= Şükran Moral =

Turkish artist (born 1962)

Şükran Moral (born in 1962 In Terme, Samsun) is a Turkish artist, best known for her performances, videos and installations. During the 80's and 90's, she wrote poetry and worked as a journalist and art critic in Turkey. Moral currently lives and works in Istanbul and Rome.

== Early years ==

Şükran Moral was born in 1962 in Terme, Samsun. She has three brothers and one sister. Her father refused to allow Moral to attend middle school, insisting that she works in a tailors shop. However, with her mother's help, she secretly started attending middle school. Moral graduated from high school despite having to deal with domestic violence and peer pressure.

Moral graduated from the Department of Fine Arts in the Faculty of Education at Ankara University.
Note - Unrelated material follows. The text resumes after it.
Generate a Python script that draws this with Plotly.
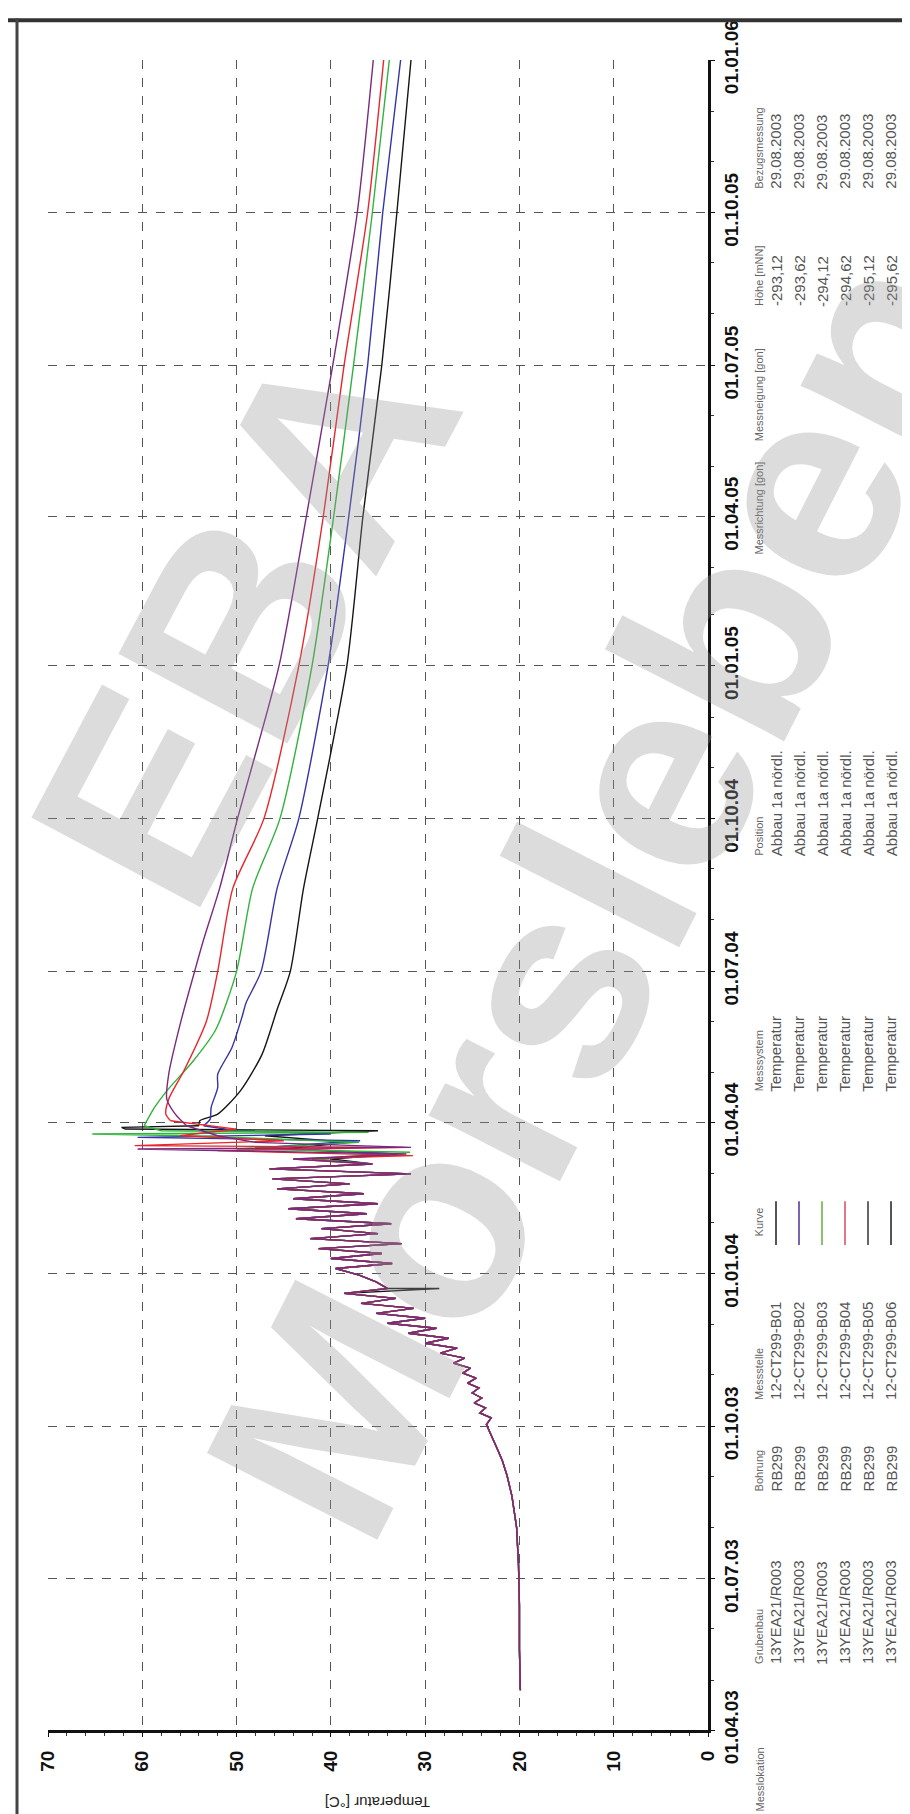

In 1989, she moved to Italy and studied again at the Accademia di Belle Arti di Roma, where she graduated from the painting section in 1995.

== Artistic career ==

Moral's areas of interest have mostly been the negative effects of religion on women, the mentally ill and disordered and the alienation and exclusion of immigrants, Transsexuals, and Prostitutes.
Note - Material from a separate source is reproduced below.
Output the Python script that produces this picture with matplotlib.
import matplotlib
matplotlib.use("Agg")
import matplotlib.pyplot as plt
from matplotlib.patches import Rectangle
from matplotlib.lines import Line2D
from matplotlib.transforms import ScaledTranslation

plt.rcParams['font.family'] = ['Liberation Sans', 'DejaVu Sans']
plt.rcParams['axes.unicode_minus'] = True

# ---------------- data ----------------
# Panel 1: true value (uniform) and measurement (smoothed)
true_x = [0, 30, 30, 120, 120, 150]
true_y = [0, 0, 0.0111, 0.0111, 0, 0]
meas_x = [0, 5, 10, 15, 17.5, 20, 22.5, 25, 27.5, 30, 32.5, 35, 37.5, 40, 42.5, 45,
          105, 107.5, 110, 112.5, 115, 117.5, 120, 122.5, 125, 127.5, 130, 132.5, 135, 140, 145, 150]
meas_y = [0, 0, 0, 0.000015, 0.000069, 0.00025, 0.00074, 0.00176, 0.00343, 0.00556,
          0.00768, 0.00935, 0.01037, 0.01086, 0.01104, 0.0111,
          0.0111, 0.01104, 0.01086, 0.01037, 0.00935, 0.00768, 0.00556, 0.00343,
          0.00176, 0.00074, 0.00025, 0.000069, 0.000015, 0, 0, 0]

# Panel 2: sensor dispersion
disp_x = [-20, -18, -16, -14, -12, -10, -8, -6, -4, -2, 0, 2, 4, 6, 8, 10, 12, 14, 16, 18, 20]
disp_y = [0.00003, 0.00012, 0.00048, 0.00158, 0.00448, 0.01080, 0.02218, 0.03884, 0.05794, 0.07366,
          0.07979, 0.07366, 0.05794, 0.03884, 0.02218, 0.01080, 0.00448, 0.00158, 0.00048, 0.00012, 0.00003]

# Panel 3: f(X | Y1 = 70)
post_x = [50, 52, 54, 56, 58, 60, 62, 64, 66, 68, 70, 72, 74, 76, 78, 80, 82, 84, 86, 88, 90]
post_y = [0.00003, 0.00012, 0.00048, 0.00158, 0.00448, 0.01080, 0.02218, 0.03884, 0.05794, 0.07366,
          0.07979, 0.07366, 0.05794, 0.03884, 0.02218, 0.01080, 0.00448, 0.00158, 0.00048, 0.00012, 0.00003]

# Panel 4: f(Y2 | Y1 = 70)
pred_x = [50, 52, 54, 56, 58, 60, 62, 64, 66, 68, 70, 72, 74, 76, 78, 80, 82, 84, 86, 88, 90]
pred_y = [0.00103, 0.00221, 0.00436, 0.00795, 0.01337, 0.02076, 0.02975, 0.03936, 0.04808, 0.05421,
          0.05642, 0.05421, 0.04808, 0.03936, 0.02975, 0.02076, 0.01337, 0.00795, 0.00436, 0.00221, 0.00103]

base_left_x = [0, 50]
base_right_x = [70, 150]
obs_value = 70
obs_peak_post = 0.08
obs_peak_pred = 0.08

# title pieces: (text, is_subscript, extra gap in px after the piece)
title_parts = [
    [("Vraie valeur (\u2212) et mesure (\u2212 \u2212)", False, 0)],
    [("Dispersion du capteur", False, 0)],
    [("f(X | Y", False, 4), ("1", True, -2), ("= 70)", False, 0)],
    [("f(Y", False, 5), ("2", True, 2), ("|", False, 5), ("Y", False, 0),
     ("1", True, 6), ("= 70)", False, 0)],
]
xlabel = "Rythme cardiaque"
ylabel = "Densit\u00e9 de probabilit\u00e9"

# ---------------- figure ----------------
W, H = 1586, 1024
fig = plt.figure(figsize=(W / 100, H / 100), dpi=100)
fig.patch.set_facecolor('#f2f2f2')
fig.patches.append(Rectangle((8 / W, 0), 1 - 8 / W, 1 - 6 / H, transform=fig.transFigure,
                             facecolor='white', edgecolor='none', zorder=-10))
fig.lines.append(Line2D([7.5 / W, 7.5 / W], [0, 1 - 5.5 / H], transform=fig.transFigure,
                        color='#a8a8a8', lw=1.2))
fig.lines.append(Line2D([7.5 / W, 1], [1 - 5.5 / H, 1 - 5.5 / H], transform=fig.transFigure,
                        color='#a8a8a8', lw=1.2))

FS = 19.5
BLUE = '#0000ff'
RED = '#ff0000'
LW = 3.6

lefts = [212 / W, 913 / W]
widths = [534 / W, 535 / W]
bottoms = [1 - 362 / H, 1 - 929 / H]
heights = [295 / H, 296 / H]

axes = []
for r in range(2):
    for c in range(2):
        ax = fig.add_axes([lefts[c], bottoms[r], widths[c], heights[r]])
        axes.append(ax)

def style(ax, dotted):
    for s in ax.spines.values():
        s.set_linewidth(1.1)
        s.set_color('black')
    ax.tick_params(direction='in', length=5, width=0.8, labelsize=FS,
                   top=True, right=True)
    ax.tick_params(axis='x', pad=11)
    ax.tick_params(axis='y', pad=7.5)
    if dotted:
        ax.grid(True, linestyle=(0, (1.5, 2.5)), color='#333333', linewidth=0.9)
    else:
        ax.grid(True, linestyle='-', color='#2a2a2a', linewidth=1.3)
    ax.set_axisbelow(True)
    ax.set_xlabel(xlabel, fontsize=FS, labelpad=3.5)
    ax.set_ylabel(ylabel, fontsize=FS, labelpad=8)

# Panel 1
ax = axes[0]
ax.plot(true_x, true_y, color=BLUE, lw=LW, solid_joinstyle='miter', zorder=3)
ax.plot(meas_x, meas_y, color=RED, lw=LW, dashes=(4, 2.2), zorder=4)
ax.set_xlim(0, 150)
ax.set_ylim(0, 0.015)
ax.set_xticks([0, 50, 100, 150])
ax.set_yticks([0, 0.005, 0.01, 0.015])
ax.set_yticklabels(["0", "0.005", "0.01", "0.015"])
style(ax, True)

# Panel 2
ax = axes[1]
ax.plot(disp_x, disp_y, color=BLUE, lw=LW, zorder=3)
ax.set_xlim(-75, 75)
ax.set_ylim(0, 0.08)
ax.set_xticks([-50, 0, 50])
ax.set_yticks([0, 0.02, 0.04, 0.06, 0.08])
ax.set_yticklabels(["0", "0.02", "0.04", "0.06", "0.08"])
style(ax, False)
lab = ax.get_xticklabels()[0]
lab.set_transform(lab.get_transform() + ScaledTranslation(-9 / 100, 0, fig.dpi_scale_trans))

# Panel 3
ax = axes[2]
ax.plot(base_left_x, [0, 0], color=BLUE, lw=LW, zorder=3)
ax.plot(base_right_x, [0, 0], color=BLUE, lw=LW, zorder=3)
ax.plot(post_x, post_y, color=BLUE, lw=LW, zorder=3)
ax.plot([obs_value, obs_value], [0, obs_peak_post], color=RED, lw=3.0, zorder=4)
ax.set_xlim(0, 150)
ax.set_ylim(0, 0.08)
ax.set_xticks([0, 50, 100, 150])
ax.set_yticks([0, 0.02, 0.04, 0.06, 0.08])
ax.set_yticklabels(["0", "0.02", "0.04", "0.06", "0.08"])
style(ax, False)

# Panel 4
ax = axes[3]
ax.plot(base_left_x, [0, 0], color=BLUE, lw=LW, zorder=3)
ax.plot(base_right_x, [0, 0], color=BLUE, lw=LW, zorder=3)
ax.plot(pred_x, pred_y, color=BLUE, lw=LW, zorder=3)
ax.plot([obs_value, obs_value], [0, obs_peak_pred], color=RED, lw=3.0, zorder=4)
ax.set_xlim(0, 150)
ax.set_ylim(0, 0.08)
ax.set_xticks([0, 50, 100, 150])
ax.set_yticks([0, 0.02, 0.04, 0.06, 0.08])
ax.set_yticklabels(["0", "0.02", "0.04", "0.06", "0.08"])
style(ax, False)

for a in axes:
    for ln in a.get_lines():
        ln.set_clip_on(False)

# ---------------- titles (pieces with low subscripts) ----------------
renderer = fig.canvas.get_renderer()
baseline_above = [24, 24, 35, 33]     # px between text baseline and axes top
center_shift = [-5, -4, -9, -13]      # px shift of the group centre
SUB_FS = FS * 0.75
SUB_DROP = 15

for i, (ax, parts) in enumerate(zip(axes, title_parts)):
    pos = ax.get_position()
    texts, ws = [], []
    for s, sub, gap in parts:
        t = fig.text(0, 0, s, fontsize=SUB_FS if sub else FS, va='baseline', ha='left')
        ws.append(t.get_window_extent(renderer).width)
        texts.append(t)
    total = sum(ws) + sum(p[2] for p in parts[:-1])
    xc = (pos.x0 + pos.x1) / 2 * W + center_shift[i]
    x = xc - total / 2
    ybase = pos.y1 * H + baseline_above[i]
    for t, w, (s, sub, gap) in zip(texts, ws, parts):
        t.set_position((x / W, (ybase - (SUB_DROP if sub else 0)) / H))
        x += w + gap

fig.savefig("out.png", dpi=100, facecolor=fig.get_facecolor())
In 1997, she made a performance at the Museum of Contemporary Art Workshop Sapienza University of Rome, with the title "Museum & Morgue", where she transformed the museum into a morgue. She has performed works at a women's asylum in Istanbul.
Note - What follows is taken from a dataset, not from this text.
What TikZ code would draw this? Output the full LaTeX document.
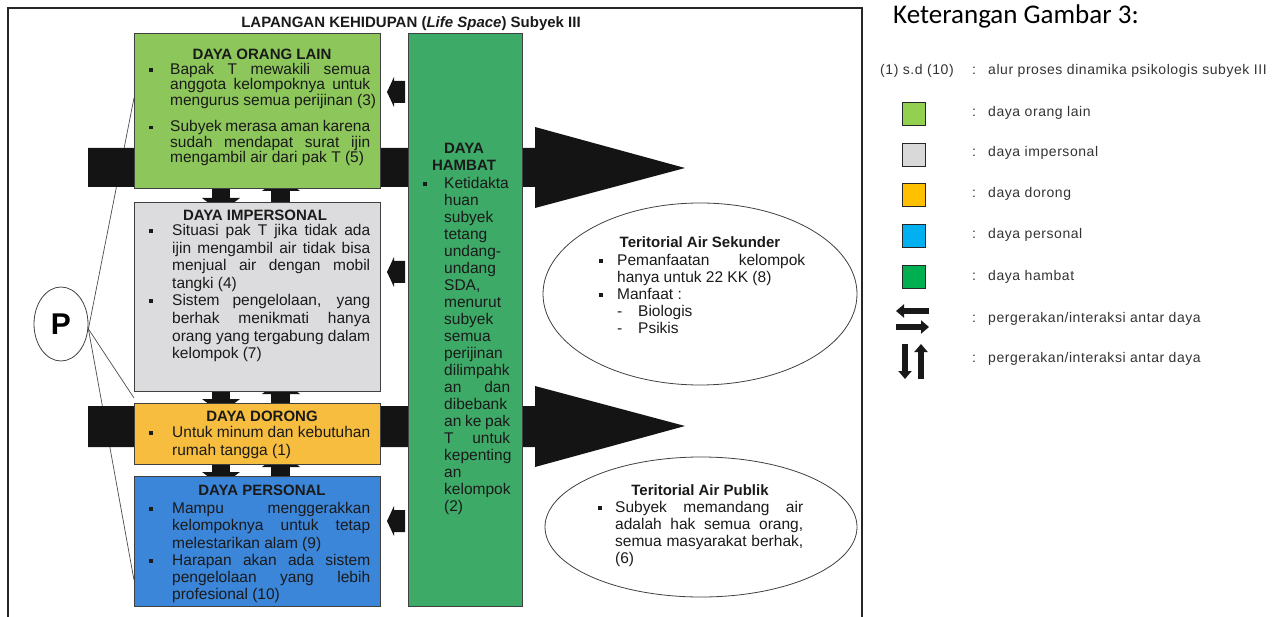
\documentclass[tikz,border=0pt]{standalone}
\usepackage{fontspec}
\setmainfont{Liberation Sans}
\newfontfamily\legfont{Carlito}
\usetikzlibrary{arrows.meta,shapes.geometric}
\definecolor{cOL}{HTML}{8DC75B}
\definecolor{cIM}{HTML}{DCDCDE}
\definecolor{cDO}{HTML}{F6BD3E}
\definecolor{cPE}{HTML}{3B86D9}
\definecolor{cHA}{HTML}{3DAA68}
\definecolor{lOL}{HTML}{92D050}
\definecolor{lIM}{HTML}{D9D9D9}
\definecolor{lDO}{HTML}{FFC000}
\definecolor{lPE}{HTML}{00B0F0}
\definecolor{lHA}{HTML}{00B050}
\definecolor{ink}{HTML}{1A1A1A}
\newlength\tw
\newlength\bw
\newcommand\bul{\makebox[\bw][l]{\rule[2.6pt]{3.8pt}{3.8pt}}}
\newcommand\ind{\makebox[\bw]{}}
\newcommand\Lb[1]{\bul\makebox[\tw][s]{#1}}
\newcommand\Lbl[1]{\bul\makebox[\tw][l]{#1}}
\newcommand\Lj[1]{\ind\makebox[\tw][s]{#1}}
\newcommand\Ll[1]{\ind\makebox[\tw][l]{#1}}
\pgfdeclarelayer{lines}
\pgfdeclarelayer{blocks}
\pgfsetlayers{lines,blocks,main}
\begin{document}
\begin{tikzpicture}[x=1pt,y=-1pt,
  box/.style={draw=black!75, line width=0.8pt, anchor=north west, inner sep=0pt},
  ttl/.style={font=\bfseries\fontsize{15}{17}\selectfont, inner sep=0pt, text=ink},
  body/.style={anchor=north west, inner sep=0pt, align=left, text=ink},
  blk/.style={fill=black!92},
  pline/.style={draw=black!70, line width=0.7pt},
  oval/.style={draw=black!75, line width=0.8pt, ellipse, inner sep=0pt},
  leg/.style={font=\fontsize{14}{16}\selectfont\addfontfeatures{LetterSpace=4}, text=black!80, anchor=base west, inner sep=0pt},
  colon/.style={font=\fontsize{14}{16}\selectfont, text=black!80, anchor=base, inner sep=0pt},
  swatch/.style={draw=black!85, line width=1.2pt, minimum size=23pt, inner sep=0pt},
  legarr/.style={line width=6pt, -{Triangle[length=8pt,width=13pt]}, black!90},
]
\useasboundingbox (0,0) rectangle (1273,617);
% frame
\draw[line width=1.3pt, black!85] (8,617) -- (8,8) -- (862,8) -- (862,617);
\node[ttl, anchor=base] (title) at (411,28) {LAPANGAN KEHIDUPAN (\textit{Life Space}) Subyek III};

% boxes
\node[box, fill=cOL, minimum width=246pt, minimum height=155pt] (ol) at (134,33) {};
\node[box, fill=cIM, minimum width=246pt, minimum height=189pt] (im) at (134,202) {};
\node[box, fill=cDO, minimum width=246pt, minimum height=61pt] (do) at (134,403) {};
\node[box, fill=cPE, minimum width=246pt, minimum height=130pt] (pe) at (134,476) {};
\node[box, fill=cHA, minimum width=114pt, minimum height=573pt] (ha) at (408,33) {};

% P and lines
\node[oval, minimum width=54pt, minimum height=74pt, font=\bfseries\fontsize{30}{30}\selectfont] (P) at (61,324) {P};
\begin{pgfonlayer}{lines}
\draw[pline] ([yshift=-5pt]P.east) -- ([yshift=-65pt]ol.north west);
\draw[pline] ([yshift=-5pt]P.east) -- ([yshift=5pt]do.north west);
\draw[pline] ([yshift=-5pt]P.east) -- ([yshift=-104pt]pe.north west);
\end{pgfonlayer}

% big arrows and small vertical arrows
\begin{pgfonlayer}{blocks}
\fill[blk] (88,148) -- (535,148) -- (535,127) -- (685,168) -- (535,208) -- (535,187) -- (88,187) -- cycle;
\fill[blk] (88,406) -- (535,406) -- (535,386) -- (685,426) -- (535,467) -- (535,447) -- (88,447) -- cycle;
\foreach \yb/\yt in {188/202,391/403,464/476}{
  \fill[blk] (212,{\yb-3}) rectangle (230,{\yt-4});
  \fill[blk] (202,{\yt-4}) -- (240,{\yt-4}) -- (221,{\yt+10}) -- cycle;
  \fill[blk] (271,{\yb+3}) rectangle (290,{\yt+3});
  \fill[blk] (262,{\yb+3}) -- (300,{\yb+3}) -- (280.5,{\yb-11}) -- cycle;
}
\end{pgfonlayer}

% small left arrows
\foreach \c in {92,272,521}{
  \fill[blk] (405,{\c-11}) -- (394,{\c-11}) -- (394,{\c-15}) -- (387,\c) -- (394,{\c+15}) -- (394,{\c+11}) -- (405,{\c+11}) -- cycle;
}

% ellipses
\node[oval, minimum width=314pt, minimum height=182pt] (sek) at (700,294) {};
\node[oval, minimum width=312pt, minimum height=140pt] (pub) at (701,527) {};

% titles
\node[ttl] (olT) at (262,54.5) {DAYA ORANG LAIN};
\node[ttl] (imT) at (255,215.5) {DAYA IMPERSONAL};
\node[ttl] (doT) at (262,416) {DAYA DORONG};
\node[ttl] (peT) at (262,490.5) {DAYA PERSONAL};
\node[ttl, align=center] (haT) at (464,156.5) {DAYA\\HAMBAT};
\node[ttl] (sekT) at (700,242.5) {Teritorial Air Sekunder};
\node[ttl] (pubT) at (700,490) {Teritorial Air Publik};

% bodies
\setlength\bw{21pt}\setlength\tw{200pt}
\node[body, font=\fontsize{15.5}{15.5}\selectfont] (olB) at (149,63) {%
\Lb{Bapak T mewakili semua}\\
\Lj{anggota kelompoknya untuk}\\
\Ll{mengurus semua perijinan (3)}\\[11pt]
\Lb{Subyek merasa aman karena}\\
\Lj{sudah mendapat surat ijin}\\
\Ll{mengambil air dari pak T (5)}};

\setlength\bw{23pt}\setlength\tw{198pt}
\node[body, font=\fontsize{15.5}{17.6}\selectfont] (imB) at (149,224) {%
\Lb{Situasi pak T jika tidak ada}\\
\Lj{ijin mengambil air tidak bisa}\\
\Lj{menjual air dengan mobil}\\
\Ll{tangki (4)}\\
\Lb{Sistem pengelolaan, yang}\\
\Lj{berhak menikmati hanya}\\
\Lj{orang yang tergabung dalam}\\
\Ll{kelompok (7)}};

\node[body, font=\fontsize{15.5}{18}\selectfont] (doB) at (149,426) {%
\Lb{Untuk minum dan kebutuhan}\\
\Ll{rumah tangga (1)}};

\node[body, font=\fontsize{15.5}{17.3}\selectfont] (peB) at (149,502) {%
\Lb{Mampu menggerakkan}\\
\Lj{kelompoknya untuk tetap}\\
\Ll{melestarikan alam (9)}\\
\Lb{Harapan akan ada sistem}\\
\Lj{pengelolaan yang lebih}\\
\Ll{profesional (10)}};

\setlength\bw{21pt}\setlength\tw{66pt}
\node[body, font=\fontsize{15.5}{17}\selectfont] (haB) at (423,177) {%
\Lbl{Ketidakta}\\
\Ll{huan}\\
\Ll{subyek}\\
\Ll{tetang}\\
\Ll{undang-}\\
\Ll{undang}\\
\Ll{SDA,}\\
\Ll{menurut}\\
\Ll{subyek}\\
\Ll{semua}\\
\Ll{perijinan}\\
\Ll{dilimpahk}\\
\Lj{an dan}\\
\Ll{dibebank}\\
\Lj{an ke pak}\\
\Lj{T untuk}\\
\Ll{kepenting}\\
\Ll{an}\\
\Ll{kelompok}\\
\Ll{(2)}};

\setlength\bw{18pt}\setlength\tw{188pt}
\node[body, font=\fontsize{15.5}{17}\selectfont] (sekB) at (599,254) {%
\Lb{Pemanfaatan kelompok}\\
\Ll{hanya untuk 22 KK (8)}\\
\Lbl{Manfaat :}\\
\ind\makebox[21pt][l]{-}Biologis\\
\ind\makebox[21pt][l]{-}Psikis};

\setlength\bw{17pt}\setlength\tw{188pt}
\node[body, font=\fontsize{15.5}{17}\selectfont] (pubB) at (598,501) {%
\Lb{Subyek memandang air}\\
\Lj{adalah hak semua orang,}\\
\Lj{semua masyarakat berhak,}\\
\Ll{(6)}};

% legend
\node[font=\legfont\fontsize{27}{30}\selectfont, anchor=base west, inner sep=0pt, text=black] (kt) at (893,23.5) {Keterangan Gambar 3:};
\node[leg] (l0) at (880,75) {(1) s.d (10)};
\node[colon] (c0) at (974,75) {:};
\node[leg] (t0) at (988,75) {alur proses dinamika psikologis subyek III};

\node[swatch, fill=lOL] (s1) at (914,114) {};
\node[colon] (c1) at (974,117) {:};
\node[leg] (t1) at (988,117) {daya orang lain};
\node[swatch, fill=lIM] (s2) at (914,155) {};
\node[colon] (c2) at (974,157) {:};
\node[leg] (t2) at (988,157) {daya impersonal};
\node[swatch, fill=lDO] (s3) at (914,195) {};
\node[colon] (c3) at (974,198) {:};
\node[leg] (t3) at (988,198) {daya dorong};
\node[swatch, fill=lPE] (s4) at (914,236) {};
\node[colon] (c4) at (974,239) {:};
\node[leg] (t4) at (988,239) {daya personal};
\node[swatch, fill=lHA] (s5) at (914,277) {};
\node[colon] (c5) at (974,281) {:};
\node[leg] (t5) at (988,281) {daya hambat};

\coordinate (h1a) at (929,311); \coordinate (h1b) at (896,311);
\coordinate (h2a) at (896,327); \coordinate (h2b) at (929,327);
\draw[legarr] (h1a) -- (h1b);
\draw[legarr] (h2a) -- (h2b);
\node[colon] (c6) at (974,322) {:};
\node[leg] (t6) at (988,322) {pergerakan/interaksi antar daya};

\coordinate (v1a) at (905,344); \coordinate (v1b) at (905,379);
\coordinate (v2a) at (921,379); \coordinate (v2b) at (921,344);
\draw[legarr] (v1a) -- (v1b);
\draw[legarr] (v2a) -- (v2b);
\node[colon] (c7) at (974,362) {:};
\node[leg] (t7) at (988,362) {pergerakan/interaksi antar daya};
\end{tikzpicture}
\end{document}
One of her most famous works was "Hamam", performed in the men's section of an actual hamam (Turkish bathhouse) in Galatasaray, Istanbul. It was exhibited in 1997 as a part of the International Istanbul Biennial. "What's scandalous here is not the nudity," she says, "What's scandalous was the fact that here I was, an intellectual woman, who proposes doing something scandalous. If I had really been a whore, it would have been no big deal. Just being a female avant-garde artist is scandalous."

== In Press ==

In 2005, a book about Moral's work, titled Apocalypse, was published by the Italian publisher Gangemi, curated by Simonetta Lux and Patrizia Mania.